The next day I was resting, but hiked up to the Bardini boulders anyway with Chris, Lisa Rands, Josh Lowell, Peter Mortimer and others to carry a pad up there, spot, and just hang out in a beautiful place. Lisa did really well on the magnificent highball This Side of Paradise, but understandably backed off the last big, committing move because of numb digits and a slightly insecure feeling. Chris also did really well on my project, the magnificent highball on the other side of the boulder that Kevin did the first ascent of not two weeks ago, and figured out a really good looking sequence for the crux. The next day we were back up there and after trying my old sequence one last time, I tried the sequence Chris and Wills figured out. After getting a high point trying it the new way, I new it would go. On my very next try I stuck the crux move for the very first time, climbed the remaining 20 feet, and, yelling and screaming, topped out.
It was such a good feeling to finally connect the move and stick the pinch that I had tried so many times before without even coming close.
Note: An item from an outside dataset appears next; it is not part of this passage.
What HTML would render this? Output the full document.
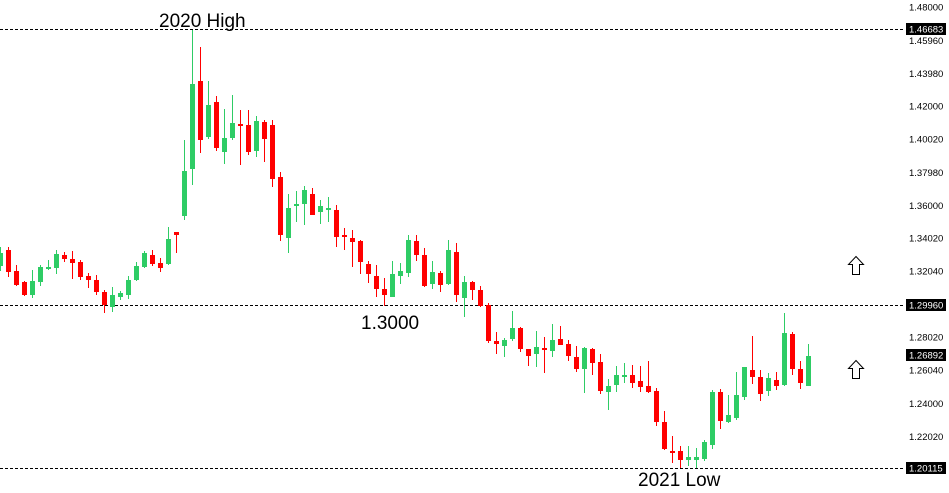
<!DOCTYPE html>
<html><head><meta charset="utf-8"><style>
html,body{margin:0;padding:0;background:#fff;}
svg{display:block;}
.ax{font-family:"Liberation Sans",sans-serif;font-size:9.5px;fill:#000;}
.bx{font-family:"Liberation Sans",sans-serif;font-size:9.5px;fill:#fff;}
.big{font-family:"Liberation Sans",sans-serif;font-size:19px;fill:#000;}
</style></head><body>
<svg width="949" height="493" viewBox="0 0 949 493" xmlns="http://www.w3.org/2000/svg" shape-rendering="crispEdges">
<rect width="949" height="493" fill="#fff"/>
<g stroke="#000" stroke-width="1" stroke-dasharray="3 2" fill="none">
<line x1="0" y1="29.5" x2="905" y2="29.5"/>
<line x1="0" y1="305.5" x2="905" y2="305.5"/>
<line x1="0" y1="468.5" x2="905" y2="468.5"/>
</g>
<path fill="#ff0000" d="
M8 247h1v30h-1z M6 250h5v22h-5z
M16 265h1v21h-1z M14 271h5v14h-5z
M24 281h1v15h-1z M22 282h5v13h-5z
M64 252h1v10h-1z M62 255h5v4h-5z
M72 251h1v28h-1z M70 259h5v4h-5z
M80 260h1v20h-1z M78 262h5v15h-5z
M88 273h1v15h-1z M86 276h5v4h-5z
M96 275h1v20h-1z M94 280h5v12h-5z
M104 290h1v23h-1z M102 292h5v13h-5z
M152 250h1v16h-1z M150 255h5v9h-5z
M160 258h1v14h-1z M158 263h5v5h-5z
M176 232h1v21h-1z M174 232h5v3h-5z
M200 47h1v106h-1z M198 81h5v59h-5z
M216 96h1v55h-1z M214 102h5v46h-5z
M240 110h1v55h-1z M238 124h5v2h-5z
M248 110h1v45h-1z M246 125h5v27h-5z
M264 120h1v42h-1z M262 122h5v17h-5z
M272 120h1v67h-1z M270 125h5v54h-5z
M280 172h1v69h-1z M278 177h5v58h-5z
M312 188h1v27h-1z M310 194h5v21h-5z
M336 205h1v42h-1z M334 210h5v27h-5z
M344 228h1v22h-1z M342 235h5v2h-5z
M352 230h1v37h-1z M350 238h5v4h-5z
M360 240h1v34h-1z M358 241h5v21h-5z
M368 261h1v22h-1z M366 264h5v10h-5z
M376 265h1v32h-1z M374 276h5v13h-5z
M384 278h1v28h-1z M382 289h5v6h-5z
M416 235h1v26h-1z M414 241h5v14h-5z
M424 248h1v39h-1z M422 255h5v31h-5z
M440 271h1v21h-1z M438 273h5v12h-5z
M456 243h1v59h-1z M454 252h5v43h-5z
M472 281h1v19h-1z M470 282h5v8h-5z
M480 286h1v21h-1z M478 290h5v16h-5z
M488 303h1v40h-1z M486 305h5v36h-5z
M496 332h1v22h-1z M494 341h5v3h-5z
M520 327h1v25h-1z M518 328h5v21h-5z
M528 349h1v17h-1z M526 349h5v7h-5z
M544 337h1v36h-1z M542 348h5v2h-5z
M560 326h1v19h-1z M558 339h5v6h-5z
M568 340h1v21h-1z M566 344h5v12h-5z
M576 346h1v26h-1z M574 357h5v12h-5z
M592 348h1v27h-1z M590 349h5v14h-5z
M600 354h1v40h-1z M598 362h5v29h-5z
M632 365h1v23h-1z M630 375h5v8h-5z
M640 366h1v26h-1z M638 381h5v6h-5z
M648 361h1v32h-1z M646 386h5v6h-5z
M656 388h1v38h-1z M654 391h5v31h-5z
M664 411h1v39h-1z M662 422h5v27h-5z
M672 436h1v27h-1z M670 451h5v2h-5z
M680 446h1v22h-1z M678 451h5v9h-5z
M720 389h1v40h-1z M718 392h5v29h-5z
M752 336h1v48h-1z M750 370h5v7h-5z
M760 370h1v31h-1z M758 377h5v17h-5z
M776 372h1v18h-1z M774 380h5v6h-5z
M792 332h1v43h-1z M790 334h5v35h-5z
M800 361h1v28h-1z M798 369h5v14h-5z"/>
<path fill="#2ecc65" d="
M0 247h1v24h-1z M0 253h3v13h-3z
M32 270h1v28h-1z M30 281h5v14h-5z
M40 265h1v21h-1z M38 267h5v15h-5z
M48 260h1v10h-1z M46 267h5v2h-5z
M56 250h1v24h-1z M54 254h5v14h-5z
M112 287h1v25h-1z M110 295h5v12h-5z
M120 291h1v9h-1z M118 293h5v4h-5z
M128 276h1v23h-1z M126 280h5v15h-5z
M136 262h1v19h-1z M134 266h5v14h-5z
M144 251h1v17h-1z M142 253h5v14h-5z
M168 227h1v38h-1z M166 239h5v25h-5z
M184 140h1v80h-1z M182 171h5v45h-5z
M192 30h1v155h-1z M190 84h5v85h-5z
M208 81h1v58h-1z M206 105h5v32h-5z
M224 109h1v55h-1z M222 138h5v14h-5z
M232 95h1v45h-1z M230 123h5v15h-5z
M256 116h1v41h-1z M254 121h5v30h-5z
M288 194h1v59h-1z M286 208h5v30h-5z
M296 191h1v31h-1z M294 204h5v2h-5z
M304 186h1v39h-1z M302 190h5v14h-5z
M320 200h1v24h-1z M318 206h5v6h-5z
M328 197h1v25h-1z M326 208h5v2h-5z
M392 261h1v36h-1z M390 274h5v23h-5z
M400 263h1v21h-1z M398 271h5v5h-5z
M408 235h1v42h-1z M406 240h5v33h-5z
M432 261h1v28h-1z M430 272h5v12h-5z
M448 240h1v45h-1z M446 250h5v34h-5z
M464 276h1v41h-1z M462 282h5v16h-5z
M504 338h1v19h-1z M502 340h5v6h-5z
M512 311h1v30h-1z M510 328h5v11h-5z
M536 331h1v36h-1z M534 347h5v7h-5z
M552 324h1v33h-1z M550 340h5v11h-5z
M584 347h1v46h-1z M582 348h5v21h-5z
M608 379h1v31h-1z M606 386h5v6h-5z
M616 366h1v26h-1z M614 375h5v10h-5z
M624 363h1v20h-1z M622 375h5v2h-5z
M688 446h1v20h-1z M686 457h5v3h-5z
M696 448h1v20h-1z M694 457h5v3h-5z
M704 440h1v21h-1z M702 442h5v17h-5z
M712 390h1v59h-1z M710 392h5v53h-5z
M728 395h1v28h-1z M726 415h5v7h-5z
M736 372h1v48h-1z M734 395h5v23h-5z
M744 367h1v33h-1z M742 367h5v30h-5z
M768 373h1v23h-1z M766 378h5v13h-5z
M784 313h1v73h-1z M782 333h5v52h-5z
M808 344h1v42h-1z M806 356h5v30h-5z"/>
<g fill="#fff" stroke="#000" stroke-width="1" shape-rendering="auto">
<polygon points="856,256.5 863.5,264.5 859.5,264.5 859.5,274.5 852.5,274.5 852.5,264.5 848.5,264.5"/>
<polygon points="856,360.5 863.5,368.5 859.5,368.5 859.5,378.5 852.5,378.5 852.5,368.5 848.5,368.5"/>
</g>
<g shape-rendering="auto">
<text class="big" x="159" y="27">2020 High</text>
<text class="big" x="361" y="329">1.3000</text>
<text class="big" x="638" y="486">2021 Low</text>
</g>
<g class="ax" shape-rendering="auto">
<text x="909" y="10.5">1.48000</text>
<text x="909" y="44">1.45960</text>
<text x="909" y="77">1.43980</text>
<text x="909" y="109.5">1.42000</text>
<text x="909" y="142.5">1.40020</text>
<text x="909" y="176">1.37980</text>
<text x="909" y="209">1.36000</text>
<text x="909" y="241.5">1.34020</text>
<text x="909" y="274.5">1.32040</text>
<text x="909" y="340.5">1.28020</text>
<text x="909" y="373.5">1.26040</text>
<text x="909" y="407">1.24000</text>
<text x="909" y="440">1.22020</text>
</g>
<g fill="#000">
<rect x="906" y="23" width="40" height="12"/>
<rect x="906" y="299" width="40" height="12"/>
<rect x="906" y="349" width="40" height="12"/>
<rect x="906" y="462" width="40" height="12"/>
</g>
<g class="bx" shape-rendering="auto">
<text x="909" y="32.5">1.46683</text>
<text x="909" y="308.5">1.29960</text>
<text x="909" y="358.5">1.26892</text>
<text x="909" y="471.5">1.20115</text>
</g>
</svg>
</body></html>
I thought about jumping down from some good holds at about the 20-foot mark, but as soon as I started to do the next move I thought about how there were only a few more moves left and committed myself to going for it. I was doing the final tedious slab moves pretty smoothly, but my fingers were numb, so I couldn't really feel if I had the crimps in the right spots and I was hyperventilating. I could hear the nervousness in Chris' voice saying "C'mon Ethan," but tried not to let it get to me. After I topped out and regained composure, John confessed to me that he almost fell off his ladder he was taking pictures from because he was so scared. I was so psyched to get to the top and also that it was documented. Soon after, Chris stuck the crux and climbed up to the good holds at the 20-foot mark, thought about topping out for about two seconds then jumped down. Who can blame him? I repeated This Side of Paradise just for fun and was spent. Then it was off to Whiskey Creek for a happy hour celebration. All in all, it was a very fun and productive trip, but I still have to do The Swarm, so I'm sure I'll be back soon.